* _THE INPUT_:
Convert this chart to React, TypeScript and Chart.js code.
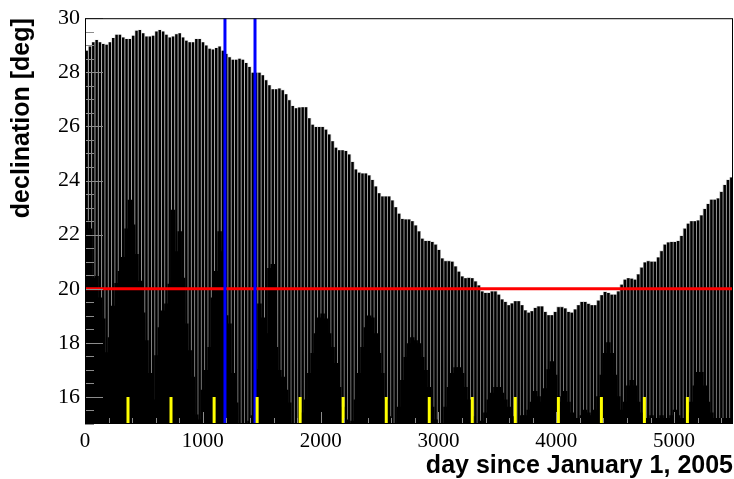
* * *
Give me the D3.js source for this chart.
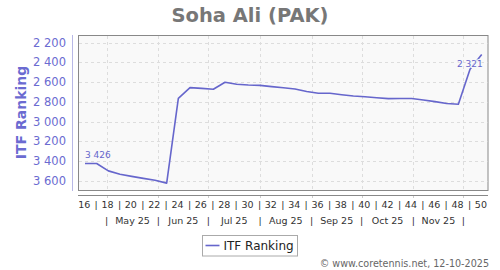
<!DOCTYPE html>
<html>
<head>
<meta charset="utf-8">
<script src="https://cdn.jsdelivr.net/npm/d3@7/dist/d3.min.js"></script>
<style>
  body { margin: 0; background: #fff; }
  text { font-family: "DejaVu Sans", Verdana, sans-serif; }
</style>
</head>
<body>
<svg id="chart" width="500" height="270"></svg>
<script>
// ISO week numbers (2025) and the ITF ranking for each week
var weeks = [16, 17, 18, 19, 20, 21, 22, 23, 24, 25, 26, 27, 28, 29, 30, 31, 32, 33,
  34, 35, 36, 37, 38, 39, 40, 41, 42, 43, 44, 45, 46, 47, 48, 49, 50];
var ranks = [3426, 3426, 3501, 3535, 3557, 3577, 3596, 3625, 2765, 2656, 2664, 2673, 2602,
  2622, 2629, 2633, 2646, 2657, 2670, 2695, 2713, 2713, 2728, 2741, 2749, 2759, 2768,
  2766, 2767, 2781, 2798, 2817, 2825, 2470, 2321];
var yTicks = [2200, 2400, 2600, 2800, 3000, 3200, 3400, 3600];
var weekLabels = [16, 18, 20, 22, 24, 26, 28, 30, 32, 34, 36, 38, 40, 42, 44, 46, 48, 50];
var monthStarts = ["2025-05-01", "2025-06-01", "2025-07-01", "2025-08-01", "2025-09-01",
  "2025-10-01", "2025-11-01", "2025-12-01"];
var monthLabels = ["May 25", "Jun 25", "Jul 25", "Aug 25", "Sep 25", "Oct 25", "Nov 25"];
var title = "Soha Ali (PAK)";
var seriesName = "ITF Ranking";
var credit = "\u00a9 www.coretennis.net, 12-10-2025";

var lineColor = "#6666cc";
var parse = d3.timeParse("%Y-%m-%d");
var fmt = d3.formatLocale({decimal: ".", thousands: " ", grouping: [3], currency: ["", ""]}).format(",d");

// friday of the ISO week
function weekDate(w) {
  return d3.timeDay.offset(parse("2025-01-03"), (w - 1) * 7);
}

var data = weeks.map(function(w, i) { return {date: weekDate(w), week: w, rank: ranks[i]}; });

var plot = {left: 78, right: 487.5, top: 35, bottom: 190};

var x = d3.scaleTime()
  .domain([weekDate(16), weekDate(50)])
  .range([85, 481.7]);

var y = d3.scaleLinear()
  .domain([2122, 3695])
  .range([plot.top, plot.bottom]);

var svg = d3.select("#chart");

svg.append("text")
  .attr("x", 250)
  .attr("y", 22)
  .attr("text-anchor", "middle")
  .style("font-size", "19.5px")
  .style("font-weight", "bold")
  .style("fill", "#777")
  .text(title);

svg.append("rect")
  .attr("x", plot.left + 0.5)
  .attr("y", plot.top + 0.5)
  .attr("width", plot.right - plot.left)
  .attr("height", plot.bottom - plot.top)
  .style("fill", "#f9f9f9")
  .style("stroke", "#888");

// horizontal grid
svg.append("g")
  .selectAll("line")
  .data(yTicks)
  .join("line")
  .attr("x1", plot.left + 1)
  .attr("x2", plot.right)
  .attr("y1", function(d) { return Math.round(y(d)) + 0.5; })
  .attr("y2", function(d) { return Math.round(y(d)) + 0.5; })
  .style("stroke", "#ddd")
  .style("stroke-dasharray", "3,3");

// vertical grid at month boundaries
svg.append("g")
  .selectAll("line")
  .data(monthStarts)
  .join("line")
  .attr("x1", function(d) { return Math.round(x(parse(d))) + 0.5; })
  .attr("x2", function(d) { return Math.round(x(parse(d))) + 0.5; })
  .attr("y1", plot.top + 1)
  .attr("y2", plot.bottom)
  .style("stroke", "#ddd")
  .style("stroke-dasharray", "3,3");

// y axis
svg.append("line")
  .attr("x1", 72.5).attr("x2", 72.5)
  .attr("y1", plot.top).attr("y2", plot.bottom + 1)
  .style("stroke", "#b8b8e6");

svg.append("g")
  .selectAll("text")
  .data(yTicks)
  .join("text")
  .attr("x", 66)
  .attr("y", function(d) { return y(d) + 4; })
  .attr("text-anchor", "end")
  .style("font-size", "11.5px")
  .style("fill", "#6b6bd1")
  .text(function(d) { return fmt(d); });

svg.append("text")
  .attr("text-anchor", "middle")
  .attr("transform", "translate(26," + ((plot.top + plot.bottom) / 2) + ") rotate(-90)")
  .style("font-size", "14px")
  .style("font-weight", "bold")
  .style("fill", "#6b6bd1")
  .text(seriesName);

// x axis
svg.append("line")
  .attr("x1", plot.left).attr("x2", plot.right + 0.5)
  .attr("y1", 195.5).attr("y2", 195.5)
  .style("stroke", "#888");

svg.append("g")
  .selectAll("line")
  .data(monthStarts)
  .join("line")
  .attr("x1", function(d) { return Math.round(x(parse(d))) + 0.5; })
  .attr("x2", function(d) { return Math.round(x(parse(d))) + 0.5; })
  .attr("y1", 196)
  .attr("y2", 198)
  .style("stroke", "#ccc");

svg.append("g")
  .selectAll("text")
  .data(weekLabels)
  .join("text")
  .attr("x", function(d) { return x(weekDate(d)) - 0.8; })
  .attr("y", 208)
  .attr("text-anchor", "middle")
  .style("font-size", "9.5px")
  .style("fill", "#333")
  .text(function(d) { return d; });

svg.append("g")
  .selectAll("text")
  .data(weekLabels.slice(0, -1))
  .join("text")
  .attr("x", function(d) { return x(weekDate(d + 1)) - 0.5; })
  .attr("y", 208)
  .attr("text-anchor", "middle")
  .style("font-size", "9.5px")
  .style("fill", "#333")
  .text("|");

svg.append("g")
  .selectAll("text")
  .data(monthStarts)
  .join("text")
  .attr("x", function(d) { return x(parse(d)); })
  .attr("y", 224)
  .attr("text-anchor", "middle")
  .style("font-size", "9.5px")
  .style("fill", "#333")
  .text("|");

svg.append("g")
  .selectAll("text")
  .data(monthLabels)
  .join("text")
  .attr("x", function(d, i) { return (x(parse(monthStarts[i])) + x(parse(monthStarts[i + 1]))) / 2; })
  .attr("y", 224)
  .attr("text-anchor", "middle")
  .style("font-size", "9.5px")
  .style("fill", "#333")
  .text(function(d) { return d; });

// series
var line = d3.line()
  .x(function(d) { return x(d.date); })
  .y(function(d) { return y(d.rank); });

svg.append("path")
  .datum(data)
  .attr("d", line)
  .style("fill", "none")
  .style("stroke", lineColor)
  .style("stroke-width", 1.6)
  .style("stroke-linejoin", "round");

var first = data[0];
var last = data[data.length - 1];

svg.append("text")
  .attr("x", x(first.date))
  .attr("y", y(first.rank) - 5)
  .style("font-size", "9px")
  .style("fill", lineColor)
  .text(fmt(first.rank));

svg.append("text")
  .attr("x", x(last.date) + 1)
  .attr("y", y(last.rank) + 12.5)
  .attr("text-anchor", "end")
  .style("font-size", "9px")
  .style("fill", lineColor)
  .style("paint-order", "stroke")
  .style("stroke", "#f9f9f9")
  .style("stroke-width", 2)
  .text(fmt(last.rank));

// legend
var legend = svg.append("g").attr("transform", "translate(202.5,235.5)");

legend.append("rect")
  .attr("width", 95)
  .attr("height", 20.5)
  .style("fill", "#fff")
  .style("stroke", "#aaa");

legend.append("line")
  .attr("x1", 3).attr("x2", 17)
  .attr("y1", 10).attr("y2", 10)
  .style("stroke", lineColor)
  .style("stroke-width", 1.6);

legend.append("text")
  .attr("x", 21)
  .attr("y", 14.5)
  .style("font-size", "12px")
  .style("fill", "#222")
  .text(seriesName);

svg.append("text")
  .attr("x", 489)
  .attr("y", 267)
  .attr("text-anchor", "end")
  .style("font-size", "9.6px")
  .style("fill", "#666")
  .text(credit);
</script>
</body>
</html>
--
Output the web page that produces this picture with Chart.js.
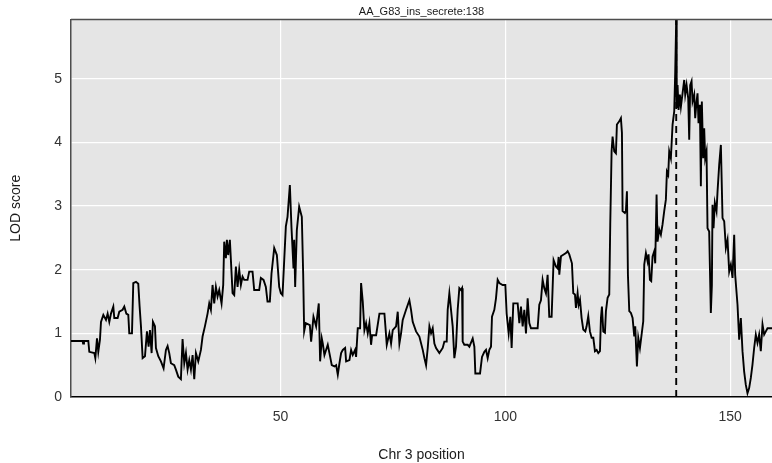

* _STATED EXERCISE_:
Copy in full each line that holds the word "this".

* _OUTPUT_:
Convert this chart to React, TypeScript and Chart.js code.
Give me the D3.js source for this chart.
Output the web page that produces this picture with Chart.js.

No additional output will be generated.